*YOUR OBJECTIVE*.
Retype, exactly as they stand, the lines from the start of the data to the line that contains "0.00489, 0.00489, 0.00381]", both ends included. Leave the pictures out.

*DATA SECTION*.
— begin —
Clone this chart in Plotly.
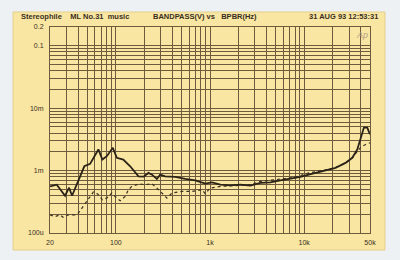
import plotly.graph_objects as go

# Solid trace (frequency Hz, bandpass level V)
solid_freq = [20, 23.6, 28.9, 31.9, 34.3, 40, 46.3, 53.3, 60.2, 65.3, 72, 80.2, 92.9, 102.5,
              120, 142, 174, 197, 222, 242, 273, 296, 334, 428, 546, 698, 891, 1050, 1288,
              1644, 2100, 2686, 3428, 4378, 5594, 7143, 9131, 11194, 15525, 21520, 27480,
              32420, 36640, 39720, 43080, 46780, 50000]
solid_val = [0.000558, 0.000594, 0.000395, 0.000532, 0.000395, 0.000671, 0.001172, 0.001282,
             0.001811, 0.002183, 0.001503, 0.001702, 0.002323, 0.001603, 0.001503, 0.001172,
             0.000809, 0.000800, 0.000918, 0.000861, 0.000734, 0.000861, 0.000809, 0.000791,
             0.000734, 0.000698, 0.000617, 0.000648, 0.000594, 0.000579, 0.000594, 0.000573,
             0.000634, 0.000648, 0.000698, 0.000743, 0.000791, 0.000861, 0.000975, 0.001107,
             0.00133, 0.001603, 0.002183, 0.003162, 0.00489, 0.00489, 0.00381]

# Dotted trace
dot_freq = [20, 22.6, 25.5, 27.5, 31.1, 36.9, 40, 45.2, 51.1, 57.7, 64.3, 72, 80.2, 90.7, 98.3,
            111.2, 125.6, 136.1, 147.9, 174, 204.9, 242, 283.9, 348.8, 394.2, 503.6, 643.6,
            822, 891, 1007, 1288, 1644, 2100, 2686, 3428, 4378, 5594, 7143, 9131, 11194,
            15525, 21520, 27480, 32420, 36640, 39720, 44900, 50000]
dot_val = [0.000195, 0.000183, 0.000195, 0.000179, 0.000195, 0.000195, 0.000208, 0.000266,
           0.00034, 0.000453, 0.000421, 0.00034, 0.000363, 0.000437, 0.000385, 0.000328,
           0.000385, 0.000494, 0.000558, 0.00061, 0.000594, 0.000617, 0.000494, 0.000363,
           0.000437, 0.000464, 0.000464, 0.000494, 0.000426, 0.000526, 0.000558, 0.000573,
           0.000594, 0.000594, 0.000672, 0.000698, 0.000734, 0.000762, 0.00083, 0.000918,
           0.001, 0.001118, 0.00133, 0.001603, 0.002023, 0.002352, 0.002624, 0.002779]

x_labels = {20: "20", 100: "100", 1000: "1k", 10000: "10k", 50000: "50k"}
y_labels = {1e-4: "100u", 1e-3: "1m", 1e-2: "10m", 0.1: "0.1", 0.2: "0.2"}

x_ticks = [m * 10 ** d for d in range(1, 5) for m in range(1, 10) if 20 <= m * 10 ** d <= 50000]
y_ticks = [round(m * 10.0 ** d, 10) for d in range(-4, 0) for m in range(1, 10) if m * 10.0 ** d <= 0.2 + 1e-12]

def lab(v, d):
    for k, t in d.items():
        if abs(v - k) / k < 1e-6:
            return t
    return ""

PANEL = "#f8e6a2"
GRID = "#6e5a3c"
INK = "#3a2e1e"
FONT = "Liberation Sans"

fig = go.Figure()
fig.add_trace(go.Scatter(x=dot_freq, y=dot_val, mode="lines",
                         line=dict(color="#3b3020", width=1.2, dash="dot"), showlegend=False))
fig.add_trace(go.Scatter(x=solid_freq, y=solid_val, mode="lines",
                         line=dict(color="#2b2218", width=1.8), showlegend=False))

W, H = 400, 260
L, R, T, B = 50, 30, 27, 27
pw, ph = W - L - R, H - T - B

def px(xp):
    return (xp - L) / pw

def py(yp):
    return (H - B - yp) / ph

fig.add_shape(type="rect", xref="paper", yref="paper", x0=px(13), x1=px(385), y0=py(250), y1=py(12),
              fillcolor=PANEL, line=dict(color="#e2cf8c", width=1), layer="below")

fig.update_layout(
    width=W, height=H, autosize=False,
    margin=dict(l=L, r=R, t=T, b=B, pad=0),
    paper_bgcolor="#eef1f3", plot_bgcolor=PANEL,
    font=dict(family=FONT, size=7, color=INK),
    xaxis=dict(type="log", range=[1.30103, 4.69897], tickvals=x_ticks,
               ticktext=[lab(v, x_labels) for v in x_ticks], showgrid=True,
               gridcolor=GRID, gridwidth=1, showline=True, linecolor=GRID, mirror=True,
               ticks="", zeroline=False, tickfont=dict(family=FONT, size=7, color=INK),
               ticklabelstandoff=3),
    yaxis=dict(type="log", range=[-4, -0.69897], tickvals=y_ticks,
               ticktext=[lab(v, y_labels) for v in y_ticks], showgrid=True,
               gridcolor=GRID, gridwidth=1, showline=True, linecolor=GRID, mirror=True,
               ticks="", zeroline=False, tickfont=dict(family=FONT, size=7, color=INK),
               ticklabelstandoff=4),
)

ann_font = dict(family=FONT, size=7.5, color=INK)
sp = "&nbsp;"
fig.add_annotation(xref="paper", yref="paper", x=px(19), y=py(16), xanchor="left", yanchor="middle",
                   text="<b>Stereophile" + sp * 4 + "ML" + sp + "No.31" + sp * 2 + "music</b>",
                   showarrow=False, font=ann_font)
fig.add_annotation(xref="paper", yref="paper", x=px(205), y=py(16), xanchor="center", yanchor="middle",
                   text="<b>BANDPASS(V)" + sp + "vs" + sp * 3 + "BPBR(Hz)</b>", showarrow=False, font=ann_font)
fig.add_annotation(xref="paper", yref="paper", x=px(380), y=py(16), xanchor="right", yanchor="middle",
                   text="<b>31 AUG 93 12:53:31</b>", showarrow=False, font=ann_font)
fig.add_annotation(xref="paper", yref="paper", x=px(362), y=py(35), xanchor="center", yanchor="middle",
                   text="<i>Ap</i>", showarrow=False,
                   font=dict(family=FONT, size=9, color="#b59f80"))

fig.write_html("out.html")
— end —
*FINAL RESULT*.
Clone this chart in Plotly.
import plotly.graph_objects as go

# Solid trace (frequency Hz, bandpass level V)
solid_freq = [20, 23.6, 28.9, 31.9, 34.3, 40, 46.3, 53.3, 60.2, 65.3, 72, 80.2, 92.9, 102.5,
              120, 142, 174, 197, 222, 242, 273, 296, 334, 428, 546, 698, 891, 1050, 1288,
              1644, 2100, 2686, 3428, 4378, 5594, 7143, 9131, 11194, 15525, 21520, 27480,
              32420, 36640, 39720, 43080, 46780, 50000]
solid_val = [0.000558, 0.000594, 0.000395, 0.000532, 0.000395, 0.000671, 0.001172, 0.001282,
             0.001811, 0.002183, 0.001503, 0.001702, 0.002323, 0.001603, 0.001503, 0.001172,
             0.000809, 0.000800, 0.000918, 0.000861, 0.000734, 0.000861, 0.000809, 0.000791,
             0.000734, 0.000698, 0.000617, 0.000648, 0.000594, 0.000579, 0.000594, 0.000573,
             0.000634, 0.000648, 0.000698, 0.000743, 0.000791, 0.000861, 0.000975, 0.001107,
             0.00133, 0.001603, 0.002183, 0.003162, 0.00489, 0.00489, 0.00381]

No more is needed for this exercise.